After a year of no accomplishment whatsoever except backing off on a few of Trudeau's newest and most egregious plans (and of course shoveling billions out the door without tangible results), the biens-pensants are saying "now it's time for Carney to get to work".
In three years, they will be saying "he just needs another mandate for his banking brilliance to bear fruit. And those Conservatives are icky."
Carney and his Liberals now fully control the House, Senate, Courts, and the media. The Elbows Up Election was our last chance to attempt to reverse the course we've been on for a decade. The only choice Canadians have at this point will be to leave this country (if they can figure out somewhere that will take them), or join what Jen adroitly coined the Canadian Octopus Economy.
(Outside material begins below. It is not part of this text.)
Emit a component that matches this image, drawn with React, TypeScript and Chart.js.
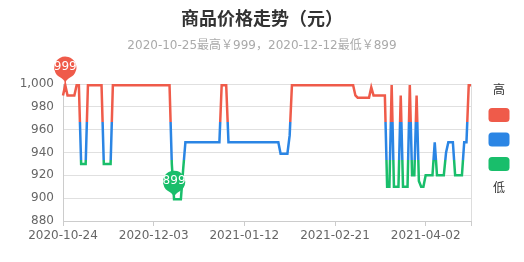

The only federal instituion in any question of changing, really ever, is the House, and the earliest that could theoretically happen is 2029. The Senate and Courts are appointed by the PM/PMO, so no change is possible there; in fact, they can be further stacked with those loyal to the Liberals/CCP.
The media? Well, with a few notable outliers like The Line (assuming Matt & Jen still have the heart to continue it by 2029), I wouldn't count on any fair and balanced criticism coming from the fifth estate (which is now actually the fifth column).
That leaves Carney three years to tie up any annoying loose ends of democratic function and accountability left in our 'federation' before he has to have one of those annoying 'elections' again, which will by that point be Canadian Kabuki Theatre, as will 'debates' in the House, Senate, and Courts. It's over. We now live in Mark Carney's Octopus's Garden.